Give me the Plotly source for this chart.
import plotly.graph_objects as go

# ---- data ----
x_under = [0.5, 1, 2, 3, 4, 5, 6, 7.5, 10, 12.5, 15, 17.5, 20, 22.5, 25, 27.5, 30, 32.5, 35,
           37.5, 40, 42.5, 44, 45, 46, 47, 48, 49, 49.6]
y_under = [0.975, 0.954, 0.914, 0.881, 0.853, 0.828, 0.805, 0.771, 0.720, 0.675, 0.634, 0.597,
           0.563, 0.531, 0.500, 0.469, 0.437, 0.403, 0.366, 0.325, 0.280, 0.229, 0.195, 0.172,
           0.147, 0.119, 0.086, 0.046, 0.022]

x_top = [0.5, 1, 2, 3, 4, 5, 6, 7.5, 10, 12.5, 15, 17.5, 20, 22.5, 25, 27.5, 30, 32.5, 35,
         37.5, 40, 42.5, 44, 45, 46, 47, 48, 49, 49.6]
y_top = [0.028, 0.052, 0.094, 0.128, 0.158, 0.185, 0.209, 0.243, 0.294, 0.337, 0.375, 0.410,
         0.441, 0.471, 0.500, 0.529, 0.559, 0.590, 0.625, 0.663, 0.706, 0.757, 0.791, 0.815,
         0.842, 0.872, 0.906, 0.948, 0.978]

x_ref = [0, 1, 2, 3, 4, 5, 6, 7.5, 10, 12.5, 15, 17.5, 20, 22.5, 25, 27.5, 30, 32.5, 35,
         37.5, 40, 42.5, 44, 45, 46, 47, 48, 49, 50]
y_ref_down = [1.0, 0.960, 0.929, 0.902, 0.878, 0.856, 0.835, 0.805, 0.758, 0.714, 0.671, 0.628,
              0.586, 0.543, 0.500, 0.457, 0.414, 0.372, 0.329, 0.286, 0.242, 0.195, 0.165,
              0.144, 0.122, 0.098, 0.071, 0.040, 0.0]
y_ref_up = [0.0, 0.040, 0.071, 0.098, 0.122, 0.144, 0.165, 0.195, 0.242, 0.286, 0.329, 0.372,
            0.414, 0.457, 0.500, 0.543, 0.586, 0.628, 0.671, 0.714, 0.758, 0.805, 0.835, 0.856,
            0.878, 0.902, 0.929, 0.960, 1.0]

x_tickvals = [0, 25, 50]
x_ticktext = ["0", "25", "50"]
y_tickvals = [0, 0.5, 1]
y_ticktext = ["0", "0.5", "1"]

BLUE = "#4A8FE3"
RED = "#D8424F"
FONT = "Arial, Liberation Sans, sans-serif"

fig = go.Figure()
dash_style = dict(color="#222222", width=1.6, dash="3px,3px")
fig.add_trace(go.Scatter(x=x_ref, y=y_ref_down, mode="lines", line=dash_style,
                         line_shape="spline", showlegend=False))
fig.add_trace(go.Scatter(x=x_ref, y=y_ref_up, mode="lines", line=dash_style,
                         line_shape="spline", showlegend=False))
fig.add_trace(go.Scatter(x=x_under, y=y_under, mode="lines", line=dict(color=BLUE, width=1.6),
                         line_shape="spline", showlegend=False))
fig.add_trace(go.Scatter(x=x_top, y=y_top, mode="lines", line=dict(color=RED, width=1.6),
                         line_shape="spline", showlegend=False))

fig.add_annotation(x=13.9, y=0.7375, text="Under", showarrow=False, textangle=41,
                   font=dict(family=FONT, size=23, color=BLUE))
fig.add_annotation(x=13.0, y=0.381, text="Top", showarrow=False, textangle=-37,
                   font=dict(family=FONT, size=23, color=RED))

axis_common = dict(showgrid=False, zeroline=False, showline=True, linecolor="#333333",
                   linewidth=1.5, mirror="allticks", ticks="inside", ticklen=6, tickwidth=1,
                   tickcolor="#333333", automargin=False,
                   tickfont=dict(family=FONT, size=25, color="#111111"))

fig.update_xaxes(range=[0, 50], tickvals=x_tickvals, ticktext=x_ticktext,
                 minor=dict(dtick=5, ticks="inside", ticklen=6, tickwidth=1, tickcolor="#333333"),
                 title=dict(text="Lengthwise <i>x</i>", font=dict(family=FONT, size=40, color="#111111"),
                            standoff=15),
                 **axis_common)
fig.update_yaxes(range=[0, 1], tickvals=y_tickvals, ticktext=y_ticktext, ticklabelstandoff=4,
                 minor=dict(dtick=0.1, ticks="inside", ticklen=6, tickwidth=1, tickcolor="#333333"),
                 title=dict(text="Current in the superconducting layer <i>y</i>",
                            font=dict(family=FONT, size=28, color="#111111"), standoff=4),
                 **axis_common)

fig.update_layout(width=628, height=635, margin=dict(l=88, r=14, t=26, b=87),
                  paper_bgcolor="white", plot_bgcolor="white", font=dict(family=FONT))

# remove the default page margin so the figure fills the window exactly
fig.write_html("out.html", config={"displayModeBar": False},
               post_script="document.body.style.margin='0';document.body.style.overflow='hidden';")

┄┄┄┄┄┄┄┄┄┄

WORK TO BE COMPLETED. Give back the listing exactly, please, from its first line to the line containing "0.147, 0.119, 0.086, 0.046, 0.022]", inclusive, and nothing past that line.

SOLUTION TO THIS PROBLEM.
Give me the Plotly source for this chart.
import plotly.graph_objects as go

# ---- data ----
x_under = [0.5, 1, 2, 3, 4, 5, 6, 7.5, 10, 12.5, 15, 17.5, 20, 22.5, 25, 27.5, 30, 32.5, 35,
           37.5, 40, 42.5, 44, 45, 46, 47, 48, 49, 49.6]
y_under = [0.975, 0.954, 0.914, 0.881, 0.853, 0.828, 0.805, 0.771, 0.720, 0.675, 0.634, 0.597,
           0.563, 0.531, 0.500, 0.469, 0.437, 0.403, 0.366, 0.325, 0.280, 0.229, 0.195, 0.172,
           0.147, 0.119, 0.086, 0.046, 0.022]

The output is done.